La legge elettorale di recente approvazione, infatti, riguarda solo Montecitorio, ignorando del tutto Palazzo Madama e, sostanzialmente, ammettendo in maniera implicita l’eleggibilità indiretta dei senatori. Proprio quanto prevede espressamente la riforma costituzionale che saremo chiamati a giudicare nell’arco di poche settimane.
Insomma, la bocciatura della legge Renzi-Boschi potrebbe provocare un ulteriore shock, renderendo definitivo lo stato attuale provvisorio, con il paradosso di due sistemi elettorali per altrettanti rami del Parlamento. Alla faccia della semplificazione, verrebbe da dire.
D’altro canto, la vittoria del Sì, sancirebbe il successo della politica del governo, modificando sensibilmente non solo la Costituzione, ma l’intero assetto istituzionale per la prima volta in settant’anni. Di rimbalzo, però, verrebbe a porsi il nodo irrisolto dell’Italicum, che mostra alcuni profili di assai probabile illegittimità. Uno su tutti il premio di maggioranza abnorme – pari a 340 deputati – che verrebbe riconosciuto alla lista vincitrice con il 40% al primo turno, o con il successo al ballottaggio. Quindi, altra questione spinosa è quella dei capilista bloccati, cioè decisi a priori dalle segreterie, candidabili fino a dieci collegi diversi.
Ovviamente, un nuovo stop della Consulta alla legge elettorale, dopo quello ottenuto dal Porcellum, avrebbe significato un colpo durissimo in vista del referendum, con i sondaggi assai negativi per il governo e i mugugni delle minoranze. Come vedere crollare il tetto di una casa mentre le colonne portanti scricchiolano paurosamente.
Ecco, allora, che lo stand-by sull’Italicum diviene il propizio terreno di incontro, attraverso cui negoziare l’appoggio alla riforma in cambio di qualche concessione sulla legge elettorale, magari in senso maggioritario ripescando il Mattarellum, la legge a cui diede il nome, oltre vent’anni fa, l’attuale presidente della Repubblica.
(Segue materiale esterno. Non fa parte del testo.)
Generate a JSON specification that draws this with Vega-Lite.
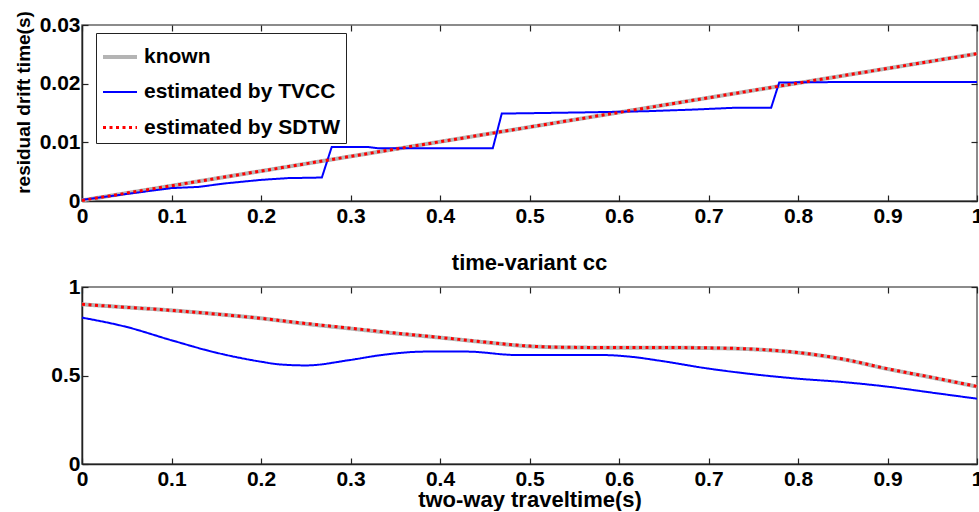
{
  "$schema": "https://vega.github.io/schema/vega-lite/v6.json",
  "padding": {"left": 13, "top": 9, "right": 0, "bottom": 0},
  "background": "white",
  "spacing": 86,
  "bounds": "flush",
  "config": {
    "font": "Liberation Sans",
    "view": {"stroke": "#666", "strokeWidth": 1.5},
    "axis": {
      "labelFont": "Liberation Sans", "labelFontWeight": "bold", "labelFontSize": 21, "labelColor": "black",
      "titleFont": "Liberation Sans", "titleFontWeight": "bold", "titleFontSize": 22, "titleColor": "black",
      "domainColor": "#222", "domainWidth": 1.5, "tickColor": "#222", "tickWidth": 1.2, "tickSize": -6,
      "grid": false, "labelOverlap": false, "labelFlush": false, "labelBound": false
    },
    "legend": {
      "labelFont": "Liberation Sans", "labelFontWeight": "bold", "labelFontSize": 21, "labelColor": "black"
    },
    "title": {"font": "Liberation Sans", "fontWeight": "bold", "fontSize": 22, "color": "black"}
  },
  "datasets": {
    "top": [
      {"x": 0, "y": 0.0001, "series": "known"},
      {"x": 1, "y": 0.0251, "series": "known"},
      {"x": 0, "y": 0.0002, "series": "estimated by TVCC"},
      {"x": 0.05, "y": 0.0012, "series": "estimated by TVCC"},
      {"x": 0.1, "y": 0.0022, "series": "estimated by TVCC"},
      {"x": 0.13, "y": 0.0024, "series": "estimated by TVCC"},
      {"x": 0.16, "y": 0.003, "series": "estimated by TVCC"},
      {"x": 0.2, "y": 0.0036, "series": "estimated by TVCC"},
      {"x": 0.23, "y": 0.0039, "series": "estimated by TVCC"},
      {"x": 0.268, "y": 0.004, "series": "estimated by TVCC"},
      {"x": 0.279, "y": 0.0092, "series": "estimated by TVCC"},
      {"x": 0.32, "y": 0.0092, "series": "estimated by TVCC"},
      {"x": 0.33, "y": 0.009, "series": "estimated by TVCC"},
      {"x": 0.459, "y": 0.009, "series": "estimated by TVCC"},
      {"x": 0.469, "y": 0.0149, "series": "estimated by TVCC"},
      {"x": 0.56, "y": 0.0151, "series": "estimated by TVCC"},
      {"x": 0.63, "y": 0.0153, "series": "estimated by TVCC"},
      {"x": 0.686, "y": 0.0156, "series": "estimated by TVCC"},
      {"x": 0.73, "y": 0.0159, "series": "estimated by TVCC"},
      {"x": 0.77, "y": 0.0159, "series": "estimated by TVCC"},
      {"x": 0.779, "y": 0.0202, "series": "estimated by TVCC"},
      {"x": 0.865, "y": 0.0203, "series": "estimated by TVCC"},
      {"x": 1, "y": 0.0203, "series": "estimated by TVCC"},
      {"x": 0, "y": 0.0001, "series": "estimated by SDTW"},
      {"x": 1, "y": 0.0251, "series": "estimated by SDTW"}
    ],
    "bottom": [
      {"x": 0, "y": 0.902, "series": "known"},
      {"x": 0.05, "y": 0.885, "series": "known"},
      {"x": 0.1, "y": 0.868, "series": "known"},
      {"x": 0.15, "y": 0.847, "series": "known"},
      {"x": 0.2, "y": 0.823, "series": "known"},
      {"x": 0.25, "y": 0.792, "series": "known"},
      {"x": 0.3, "y": 0.765, "series": "known"},
      {"x": 0.35, "y": 0.738, "series": "known"},
      {"x": 0.4, "y": 0.714, "series": "known"},
      {"x": 0.45, "y": 0.688, "series": "known"},
      {"x": 0.5, "y": 0.665, "series": "known"},
      {"x": 0.55, "y": 0.658, "series": "known"},
      {"x": 0.6, "y": 0.657, "series": "known"},
      {"x": 0.65, "y": 0.657, "series": "known"},
      {"x": 0.7, "y": 0.655, "series": "known"},
      {"x": 0.75, "y": 0.648, "series": "known"},
      {"x": 0.8, "y": 0.629, "series": "known"},
      {"x": 0.85, "y": 0.592, "series": "known"},
      {"x": 0.9, "y": 0.537, "series": "known"},
      {"x": 0.95, "y": 0.488, "series": "known"},
      {"x": 1, "y": 0.437, "series": "known"},
      {"x": 0, "y": 0.827, "series": "estimated by TVCC"},
      {"x": 0.05, "y": 0.774, "series": "estimated by TVCC"},
      {"x": 0.1, "y": 0.699, "series": "estimated by TVCC"},
      {"x": 0.15, "y": 0.629, "series": "estimated by TVCC"},
      {"x": 0.2, "y": 0.578, "series": "estimated by TVCC"},
      {"x": 0.22, "y": 0.563, "series": "estimated by TVCC"},
      {"x": 0.25, "y": 0.557, "series": "estimated by TVCC"},
      {"x": 0.3, "y": 0.588, "series": "estimated by TVCC"},
      {"x": 0.335, "y": 0.616, "series": "estimated by TVCC"},
      {"x": 0.384, "y": 0.635, "series": "estimated by TVCC"},
      {"x": 0.43, "y": 0.635, "series": "estimated by TVCC"},
      {"x": 0.485, "y": 0.616, "series": "estimated by TVCC"},
      {"x": 0.578, "y": 0.616, "series": "estimated by TVCC"},
      {"x": 0.615, "y": 0.605, "series": "estimated by TVCC"},
      {"x": 0.645, "y": 0.584, "series": "estimated by TVCC"},
      {"x": 0.7, "y": 0.539, "series": "estimated by TVCC"},
      {"x": 0.75, "y": 0.507, "series": "estimated by TVCC"},
      {"x": 0.8, "y": 0.482, "series": "estimated by TVCC"},
      {"x": 0.85, "y": 0.463, "series": "estimated by TVCC"},
      {"x": 0.9, "y": 0.437, "series": "estimated by TVCC"},
      {"x": 0.95, "y": 0.403, "series": "estimated by TVCC"},
      {"x": 1, "y": 0.369, "series": "estimated by TVCC"},
      {"x": 0, "y": 0.902, "series": "estimated by SDTW"},
      {"x": 0.05, "y": 0.885, "series": "estimated by SDTW"},
      {"x": 0.1, "y": 0.868, "series": "estimated by SDTW"},
      {"x": 0.15, "y": 0.847, "series": "estimated by SDTW"},
      {"x": 0.2, "y": 0.823, "series": "estimated by SDTW"},
      {"x": 0.25, "y": 0.794, "series": "estimated by SDTW"},
      {"x": 0.3, "y": 0.767, "series": "estimated by SDTW"},
      {"x": 0.35, "y": 0.740, "series": "estimated by SDTW"},
      {"x": 0.4, "y": 0.715, "series": "estimated by SDTW"},
      {"x": 0.45, "y": 0.689, "series": "estimated by SDTW"},
      {"x": 0.5, "y": 0.666, "series": "estimated by SDTW"},
      {"x": 0.55, "y": 0.659, "series": "estimated by SDTW"},
      {"x": 0.6, "y": 0.658, "series": "estimated by SDTW"},
      {"x": 0.65, "y": 0.658, "series": "estimated by SDTW"},
      {"x": 0.7, "y": 0.656, "series": "estimated by SDTW"},
      {"x": 0.75, "y": 0.649, "series": "estimated by SDTW"},
      {"x": 0.8, "y": 0.630, "series": "estimated by SDTW"},
      {"x": 0.85, "y": 0.593, "series": "estimated by SDTW"},
      {"x": 0.9, "y": 0.538, "series": "estimated by SDTW"},
      {"x": 0.95, "y": 0.489, "series": "estimated by SDTW"},
      {"x": 1, "y": 0.438, "series": "estimated by SDTW"}
    ]
  },
  "vconcat": [
    {
      "width": 895,
      "height": 176,
      "data": {"name": "top"},
      "layer": [
        {
          "mark": {"type": "line", "strokeCap": "butt"},
          "encoding": {
            "x": {"field": "x", "type": "quantitative", "scale": {"domain": [0, 1], "nice": false},
                  "axis": {"orient": "bottom", "values": [0, 0.1, 0.2, 0.3, 0.4, 0.5, 0.6, 0.7, 0.8, 0.9, 1], "format": "~g", "title": null, "labelPadding": 10}},
            "y": {"field": "y", "type": "quantitative", "scale": {"domain": [0, 0.03], "nice": false},
                  "axis": {"orient": "left", "values": [0, 0.01, 0.02, 0.03], "format": "~g", "title": "residual drift time(s)", "titleFontSize": 19, "titleY": 77, "labelPadding": 8, "titlePadding": 6}},
            "color": {"field": "series", "type": "nominal",
                      "scale": {"domain": ["known", "estimated by TVCC", "estimated by SDTW"], "range": ["#b4b4b4", "#0000ff", "#ff0000"]},
                      "legend": {"title": null, "orient": "none", "legendX": 14, "legendY": 8, "symbolType": "stroke", "symbolSize": 1156, "rowPadding": 7, "padding": 5, "strokeColor": "#222", "fillColor": "white", "labelOffset": 5, "labelLimit": 300}},
            "strokeDash": {"field": "series", "type": "nominal",
                      "scale": {"domain": ["known", "estimated by TVCC", "estimated by SDTW"], "range": [[1, 0], [1, 0], [3, 3.5]]},
                      "legend": {"title": null, "orient": "none", "legendX": 14, "legendY": 8, "symbolType": "stroke", "symbolSize": 1156, "rowPadding": 7, "padding": 5, "strokeColor": "#222", "fillColor": "white", "labelOffset": 5, "labelLimit": 300}},
            "strokeWidth": {"field": "series", "type": "nominal",
                      "scale": {"type": "ordinal", "domain": ["known", "estimated by TVCC", "estimated by SDTW"], "range": [4, 2, 3]},
                      "legend": {"title": null, "orient": "none", "legendX": 14, "legendY": 8, "symbolType": "stroke", "symbolSize": 1156, "rowPadding": 7, "padding": 5, "strokeColor": "#222", "fillColor": "white", "labelOffset": 5, "labelLimit": 300}}
          }
        },
        {
          "mark": {"type": "line", "opacity": 0},
          "encoding": {
            "x": {"field": "x", "type": "quantitative", "axis": {"orient": "top", "values": [0, 0.1, 0.2, 0.3, 0.4, 0.5, 0.6, 0.7, 0.8, 0.9, 1], "labels": false, "title": null, "domain": false}},
            "y": {"field": "y", "type": "quantitative", "axis": {"orient": "right", "values": [0, 0.01, 0.02, 0.03], "labels": false, "title": null, "domain": false}}
          }
        }
      ],
      "resolve": {"axis": {"x": "independent", "y": "independent"}}
    },
    {
      "width": 895,
      "height": 177,
      "data": {"name": "bottom"},
      "title": {"text": "time-variant cc", "offset": 1},
      "layer": [
        {
          "mark": {"type": "line", "strokeCap": "butt", "interpolate": "monotone"},
          "encoding": {
            "x": {"field": "x", "type": "quantitative", "scale": {"domain": [0, 1], "nice": false},
                  "axis": {"orient": "bottom", "values": [0, 0.1, 0.2, 0.3, 0.4, 0.5, 0.6, 0.7, 0.8, 0.9, 1], "format": "~g", "title": "two-way traveltime(s)", "labelPadding": 10, "titlePadding": 0}},
            "y": {"field": "y", "type": "quantitative", "scale": {"domain": [0, 1], "nice": false},
                  "axis": {"orient": "left", "values": [0, 0.5, 1], "format": "~g", "title": null, "labelPadding": 8}},
            "color": {"field": "series", "type": "nominal",
                      "scale": {"domain": ["known", "estimated by TVCC", "estimated by SDTW"], "range": ["#b4b4b4", "#0000ff", "#ff0000"]}, "legend": null},
            "strokeDash": {"field": "series", "type": "nominal",
                      "scale": {"domain": ["known", "estimated by TVCC", "estimated by SDTW"], "range": [[1, 0], [1, 0], [3, 3.5]]}, "legend": null},
            "strokeWidth": {"field": "series", "type": "nominal",
                      "scale": {"type": "ordinal", "domain": ["known", "estimated by TVCC", "estimated by SDTW"], "range": [4, 2, 3]}, "legend": null}
          }
        },
        {
          "mark": {"type": "line", "opacity": 0},
          "encoding": {
            "x": {"field": "x", "type": "quantitative", "axis": {"orient": "top", "values": [0, 0.1, 0.2, 0.3, 0.4, 0.5, 0.6, 0.7, 0.8, 0.9, 1], "labels": false, "title": null, "domain": false}},
            "y": {"field": "y", "type": "quantitative", "axis": {"orient": "right", "values": [0, 0.5, 1], "labels": false, "title": null, "domain": false}}
          }
        }
      ],
      "resolve": {"axis": {"x": "independent", "y": "independent"}}
    }
  ]
}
Proprio quel Capo dello Stato che, prima di salire al Colle, era membro della stessa Corte costituzionale, la quale, rinviando il giudizio sull’Italicum, ha dunque fornito al premier un importante assist, per ricompattare la maggioranza, alla vigilia della “madre di tutte le battaglie”, ossia il referendum. Non sarà che Mattarella, dietro la maschera di arbitro e la voce flebile, sia assai più attivo di come lo si dipinge?